MEMPHIS, Tenn. (AP) - About a dozen Democrats and Republicans prayed and sang “Amazing Grace” during a solemn ceremony Friday at the site where the Rev. Martin Luther King Jr. was assassinated nearly 50 years ago, marking the start of a three-day congressional “pilgrimage” to sites with ties to the civil rights era in the South.
Members of the House and Senate were joined by faith leaders and activists for a wreath laying at the National Civil Rights Museum in Memphis, Tennessee. Among them was U.S. Rep. John Lewis, a Georgia Democrat who played a key role in the civil rights movement and marched with King in 1965 in Selma, Alabama. Lewis hugged the “Amazing Grace” singer, Deborah Manning Thomas, who sobbed as she embraced the 78-year-old congressman.
“He said, ’Don’t make me cry,’” Manning Thomas said. “I said, ’Thank you for every blow that you took for me.’”
The museum is at the site of the old Lorraine Motel where King was fatally shot on April 4, 1968. The ceremony took place under the balcony, where a white wreath is affixed to the railing in honor of King.
In all, about 30 members of Congress are expected to join the pilgrimage, which will include stops in Birmingham, Montgomery and Selma - three Alabama cities with ties to King and the civil rights movement. Leading the contingent along with Lewis are Republican Tennessee Sen. Lamar Alexander and Rep. Steve Cohen, a Democrat who represents Memphis. All three spoke with reporters after the ceremony.
Lewis said he heard King speak in 1955 when he was 15 and growing up in rural Alabama, and then met King when he was 18.
“He changed my life,” Lewis said. “He inspired me to stand up, to speak up, and to never give up. … He taught me how to live.”
Before the museum visit, the group attended a service at Mason Temple. That’s where King delivered the famed “I’ve Been to the Mountaintop” speech the day before he was killed. The Congress members were heading Friday to Birmingham for a visit to the 16th Street Baptist Church, where four young black girls were killed in a September 1963 bombing.
The group will move to Montgomery on Saturday for stops at Dexter Avenue King Memorial Baptist Church, where King served as pastor, and the Civil Rights Memorial at the Southern Poverty Law Center. They will travel to Selma on Sunday and visit the Edmund Pettus Bridge, the site of a bloody confrontation during the voting rights march from Selma to Montgomery in March 1965.

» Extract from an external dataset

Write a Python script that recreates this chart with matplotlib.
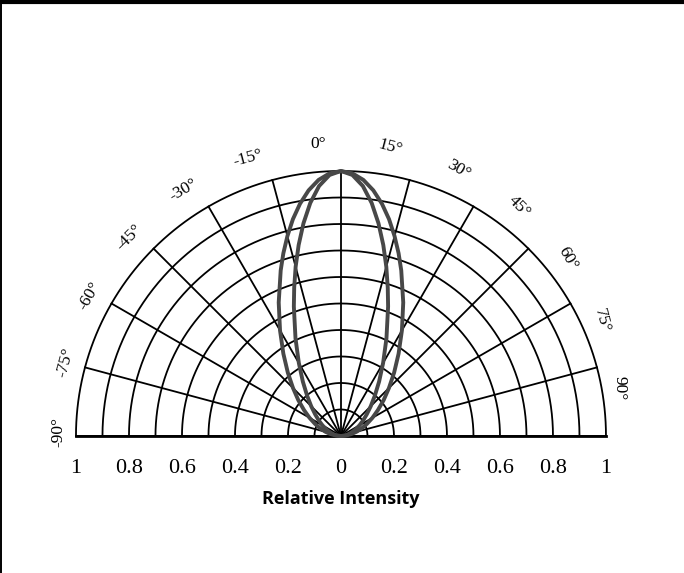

The pilgrimage was organized by The Faith & Politics Institute, a Washington-based nonprofit. It’s one of many events focused on the 50th anniversary of the death of King, who pushed for equal rights and fought against poverty and racism through non-violent protest.
“When he died, I think something died in all of us. Something died in America,” Lewis said. “Each day, I think we must find a way to dream the dreams that he dreamed, and build on what he left all of us.”